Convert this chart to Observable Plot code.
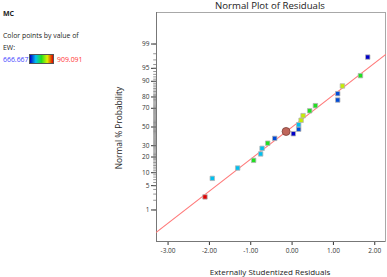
<!DOCTYPE html>
<html>
<head>
<meta charset="utf-8">
<script src="https://cdn.jsdelivr.net/npm/d3@7"></script>
<script src="https://cdn.jsdelivr.net/npm/@observablehq/plot@0.6"></script>
<style>
  html, body { margin: 0; padding: 0; background: #fff; }
  #wrap { position: relative; width: 387px; height: 277px; font-family: "Open Sans", sans-serif; color: #222; overflow: hidden; }
  #wrap svg { position: absolute; left: 0; top: 0; overflow: visible; }
  .t { position: absolute; white-space: nowrap; }
</style>
</head>
<body>
<div id="wrap">
  <div class="t" style="left:3px;top:9px;font-size:7px;font-weight:bold;">MC</div>
  <div class="t" style="left:3px;top:31px;font-size:6.9px;">Color points by value of</div>
  <div class="t" style="left:3px;top:43px;font-size:6.9px;">EW:</div>
  <div class="t" id="lo" style="left:3px;top:55px;font-size:6.9px;color:#4040ff;"></div>
  <div id="bar" style="position:absolute;left:29px;top:54px;width:25px;height:10px;border:0.5px solid #555;box-sizing:border-box;"></div>
  <div class="t" id="hi" style="left:57px;top:55px;font-size:6.9px;color:#ff3030;"></div>
  <div class="t" id="title" style="left:155px;width:230px;text-align:center;top:-1px;font-size:9.6px;">Normal Plot of Residuals</div>
  <div class="t" id="xlab" style="left:155px;width:230px;text-align:center;top:266px;font-size:8px;">Externally Studentized Residuals</div>
  <div class="t" id="ylab" style="left:118px;top:128px;font-size:8.4px;transform:translate(-50%,-50%) rotate(-90deg);">Normal % Probability</div>
</div>
<script>
// ---- data ----
const residuals = [-2.107, -1.93, -1.317, -0.93, -0.76, -0.726, -0.59, -0.42, 0.031, 0.16,
                   0.16, 0.218, 0.266, 0.426, 0.564, 1.104, 1.104, 1.218, 1.654, 1.83];
const probPct   = [2.5, 7.5, 12.5, 17.5, 22.5, 27.5, 32.5, 37.5, 42.5, 47.5,
                   52.5, 57.5, 62.5, 67.5, 72.5, 77.5, 82.5, 87.5, 92.5, 97.5];
const ewValues  = [909.091, 727.273, 727.273, 787.879, 727.273, 727.273, 787.879, 690, 666.667, 690,
                   727.273, 840, 840, 787.879, 787.879, 690, 690, 840, 787.879, 666.667];
const highlightX = [-0.145];
const highlightPct = [45];
const refLineX = [-3.28, 2.26];
const refLinePct = [0.16, 97.88];
const xTicks = [-3, -2, -1, 0, 1, 2];
const yTickLabels = [1, 5, 10, 20, 30, 50, 70, 80, 90, 95, 99];
const ewMin = 666.667, ewMax = 909.091;
const ewStops = [666.667, 727.273, 787.879, 848.485, 909.091];
const ewColors = ["#0000c8", "#00c0f0", "#20e020", "#e0f000", "#e00000"];

// inverse normal CDF (Acklam approximation) for the probability axis
function probit(p) {
  const a=[-3.969683028665376e+01,2.209460984245205e+02,-2.759285104469687e+02,1.383577518672690e+02,-3.066479806614716e+01,2.506628277459239e+00];
  const b=[-5.447609879822406e+01,1.615858368580409e+02,-1.556989798598866e+02,6.680131188771972e+01,-1.328068155288572e+01];
  const c=[-7.784894002430293e-03,-3.223964580411365e-01,-2.400758277161838e+00,-2.549732539343734e+00,4.374664141464968e+00,2.938163982698783e+00];
  const d=[7.784695709041462e-03,3.224671290700398e-01,2.445134137142996e+00,3.754408661907416e+00];
  const pl=0.02425, ph=1-pl;
  if (p<pl){const q=Math.sqrt(-2*Math.log(p));return (((((c[0]*q+c[1])*q+c[2])*q+c[3])*q+c[4])*q+c[5])/((((d[0]*q+d[1])*q+d[2])*q+d[3])*q+1);}
  if (p<=ph){const q=p-0.5,r=q*q;return (((((a[0]*r+a[1])*r+a[2])*r+a[3])*r+a[4])*r+a[5])*q/(((((b[0]*r+b[1])*r+b[2])*r+b[3])*r+b[4])*r+1);}
  const q=Math.sqrt(-2*Math.log(1-p));return -(((((c[0]*q+c[1])*q+c[2])*q+c[3])*q+c[4])*q+c[5])/((((d[0]*q+d[1])*q+d[2])*q+d[3])*q+1);
}
const z = pct => probit(pct / 100);

const xDomain = [-3.28, 2.26];
const zDomain = [-3.21, 3.21];
const points = residuals.map((r, i) => ({x: r, z: z(probPct[i]), ew: ewValues[i]}));
const highlight = highlightX.map((x, i) => ({x, z: z(highlightPct[i])}));
const refLine = refLineX.map((x, i) => ({x, z: z(refLinePct[i])}));
const yTickZ = yTickLabels.map(z);
const minorTicks = d3.range(1, 100).map(p => ({zz: z(p), a: xDomain[0] - 0.08, b: xDomain[0]}));

const colorScale = d3.scaleLinear().domain(ewStops).range(ewColors);

document.getElementById("lo").textContent = ewMin.toFixed(3);
document.getElementById("hi").textContent = ewMax.toFixed(3);
document.getElementById("bar").style.background =
  "linear-gradient(to right," + ewColors.map((c, i) => c + " " + ((ewStops[i]-ewMin)/(ewMax-ewMin)*100).toFixed(1) + "%").join(",") + ")";

const chart = Plot.plot({
  width: 387,
  height: 277,
  marginLeft: 156,
  marginRight: 2,
  marginTop: 12,
  marginBottom: 36,
  style: {fontFamily: "Open Sans, sans-serif", fontSize: "6.5px", color: "#333", background: "transparent", overflow: "visible"},
  x: {domain: xDomain, ticks: xTicks, tickFormat: d => d.toFixed(2), tickSize: 4, tickPadding: 3, label: null},
  y: {domain: zDomain, ticks: yTickZ, tickFormat: d => String(yTickLabels[yTickZ.indexOf(d)]), tickSize: 5, tickPadding: 2, label: null},
  marks: [
    Plot.frame({stroke: "#a8a8a8", strokeWidth: 1}),
    Plot.link(minorTicks, {x1: "a", x2: "b", y1: "zz", y2: "zz", stroke: "#7a7a7a", strokeWidth: 0.8}),
    Plot.ruleX([xDomain[0]], {stroke: "#777", strokeWidth: 1}),
    Plot.ruleY([zDomain[0]], {stroke: "#777", strokeWidth: 1}),
    Plot.line(refLine, {x: "x", y: "z", stroke: "#ff7b7b", strokeWidth: 1.2}),
    Plot.dot(points, {x: "x", y: "z", symbol: "square", r: 2.5, fill: d => colorScale(d.ew), stroke: "#b4b4b4", strokeWidth: 0.8}),
    Plot.dot(highlight, {x: "x", y: "z", r: 4, fill: "#c0665a", stroke: "#7a4038", strokeWidth: 0.8})
  ]
});
document.getElementById("wrap").appendChild(chart);
</script>
</body>
</html>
══════
Required task | Quote in full the listing given above; the images are to be left out.

Result |
Convert this chart to Observable Plot code.
<!DOCTYPE html>
<html>
<head>
<meta charset="utf-8">
<script src="https://cdn.jsdelivr.net/npm/d3@7"></script>
<script src="https://cdn.jsdelivr.net/npm/@observablehq/plot@0.6"></script>
<style>
  html, body { margin: 0; padding: 0; background: #fff; }
  #wrap { position: relative; width: 387px; height: 277px; font-family: "Open Sans", sans-serif; color: #222; overflow: hidden; }
  #wrap svg { position: absolute; left: 0; top: 0; overflow: visible; }
  .t { position: absolute; white-space: nowrap; }
</style>
</head>
<body>
<div id="wrap">
  <div class="t" style="left:3px;top:9px;font-size:7px;font-weight:bold;">MC</div>
  <div class="t" style="left:3px;top:31px;font-size:6.9px;">Color points by value of</div>
  <div class="t" style="left:3px;top:43px;font-size:6.9px;">EW:</div>
  <div class="t" id="lo" style="left:3px;top:55px;font-size:6.9px;color:#4040ff;"></div>
  <div id="bar" style="position:absolute;left:29px;top:54px;width:25px;height:10px;border:0.5px solid #555;box-sizing:border-box;"></div>
  <div class="t" id="hi" style="left:57px;top:55px;font-size:6.9px;color:#ff3030;"></div>
  <div class="t" id="title" style="left:155px;width:230px;text-align:center;top:-1px;font-size:9.6px;">Normal Plot of Residuals</div>
  <div class="t" id="xlab" style="left:155px;width:230px;text-align:center;top:266px;font-size:8px;">Externally Studentized Residuals</div>
  <div class="t" id="ylab" style="left:118px;top:128px;font-size:8.4px;transform:translate(-50%,-50%) rotate(-90deg);">Normal % Probability</div>
</div>
<script>
// ---- data ----
const residuals = [-2.107, -1.93, -1.317, -0.93, -0.76, -0.726, -0.59, -0.42, 0.031, 0.16,
                   0.16, 0.218, 0.266, 0.426, 0.564, 1.104, 1.104, 1.218, 1.654, 1.83];
const probPct   = [2.5, 7.5, 12.5, 17.5, 22.5, 27.5, 32.5, 37.5, 42.5, 47.5,
                   52.5, 57.5, 62.5, 67.5, 72.5, 77.5, 82.5, 87.5, 92.5, 97.5];
const ewValues  = [909.091, 727.273, 727.273, 787.879, 727.273, 727.273, 787.879, 690, 666.667, 690,
                   727.273, 840, 840, 787.879, 787.879, 690, 690, 840, 787.879, 666.667];
const highlightX = [-0.145];
const highlightPct = [45];
const refLineX = [-3.28, 2.26];
const refLinePct = [0.16, 97.88];
const xTicks = [-3, -2, -1, 0, 1, 2];
const yTickLabels = [1, 5, 10, 20, 30, 50, 70, 80, 90, 95, 99];
const ewMin = 666.667, ewMax = 909.091;
const ewStops = [666.667, 727.273, 787.879, 848.485, 909.091];
const ewColors = ["#0000c8", "#00c0f0", "#20e020", "#e0f000", "#e00000"];

// inverse normal CDF (Acklam approximation) for the probability axis
function probit(p) {
  const a=[-3.969683028665376e+01,2.209460984245205e+02,-2.759285104469687e+02,1.383577518672690e+02,-3.066479806614716e+01,2.506628277459239e+00];
  const b=[-5.447609879822406e+01,1.615858368580409e+02,-1.556989798598866e+02,6.680131188771972e+01,-1.328068155288572e+01];
  const c=[-7.784894002430293e-03,-3.223964580411365e-01,-2.400758277161838e+00,-2.549732539343734e+00,4.374664141464968e+00,2.938163982698783e+00];
  const d=[7.784695709041462e-03,3.224671290700398e-01,2.445134137142996e+00,3.754408661907416e+00];
  const pl=0.02425, ph=1-pl;
  if (p<pl){const q=Math.sqrt(-2*Math.log(p));return (((((c[0]*q+c[1])*q+c[2])*q+c[3])*q+c[4])*q+c[5])/((((d[0]*q+d[1])*q+d[2])*q+d[3])*q+1);}
  if (p<=ph){const q=p-0.5,r=q*q;return (((((a[0]*r+a[1])*r+a[2])*r+a[3])*r+a[4])*r+a[5])*q/(((((b[0]*r+b[1])*r+b[2])*r+b[3])*r+b[4])*r+1);}
  const q=Math.sqrt(-2*Math.log(1-p));return -(((((c[0]*q+c[1])*q+c[2])*q+c[3])*q+c[4])*q+c[5])/((((d[0]*q+d[1])*q+d[2])*q+d[3])*q+1);
}
const z = pct => probit(pct / 100);

const xDomain = [-3.28, 2.26];
const zDomain = [-3.21, 3.21];
const points = residuals.map((r, i) => ({x: r, z: z(probPct[i]), ew: ewValues[i]}));
const highlight = highlightX.map((x, i) => ({x, z: z(highlightPct[i])}));
const refLine = refLineX.map((x, i) => ({x, z: z(refLinePct[i])}));
const yTickZ = yTickLabels.map(z);
const minorTicks = d3.range(1, 100).map(p => ({zz: z(p), a: xDomain[0] - 0.08, b: xDomain[0]}));

const colorScale = d3.scaleLinear().domain(ewStops).range(ewColors);

document.getElementById("lo").textContent = ewMin.toFixed(3);
document.getElementById("hi").textContent = ewMax.toFixed(3);
document.getElementById("bar").style.background =
  "linear-gradient(to right," + ewColors.map((c, i) => c + " " + ((ewStops[i]-ewMin)/(ewMax-ewMin)*100).toFixed(1) + "%").join(",") + ")";

const chart = Plot.plot({
  width: 387,
  height: 277,
  marginLeft: 156,
  marginRight: 2,
  marginTop: 12,
  marginBottom: 36,
  style: {fontFamily: "Open Sans, sans-serif", fontSize: "6.5px", color: "#333", background: "transparent", overflow: "visible"},
  x: {domain: xDomain, ticks: xTicks, tickFormat: d => d.toFixed(2), tickSize: 4, tickPadding: 3, label: null},
  y: {domain: zDomain, ticks: yTickZ, tickFormat: d => String(yTickLabels[yTickZ.indexOf(d)]), tickSize: 5, tickPadding: 2, label: null},
  marks: [
    Plot.frame({stroke: "#a8a8a8", strokeWidth: 1}),
    Plot.link(minorTicks, {x1: "a", x2: "b", y1: "zz", y2: "zz", stroke: "#7a7a7a", strokeWidth: 0.8}),
    Plot.ruleX([xDomain[0]], {stroke: "#777", strokeWidth: 1}),
    Plot.ruleY([zDomain[0]], {stroke: "#777", strokeWidth: 1}),
    Plot.line(refLine, {x: "x", y: "z", stroke: "#ff7b7b", strokeWidth: 1.2}),
    Plot.dot(points, {x: "x", y: "z", symbol: "square", r: 2.5, fill: d => colorScale(d.ew), stroke: "#b4b4b4", strokeWidth: 0.8}),
    Plot.dot(highlight, {x: "x", y: "z", r: 4, fill: "#c0665a", stroke: "#7a4038", strokeWidth: 0.8})
  ]
});
document.getElementById("wrap").appendChild(chart);
</script>
</body>
</html>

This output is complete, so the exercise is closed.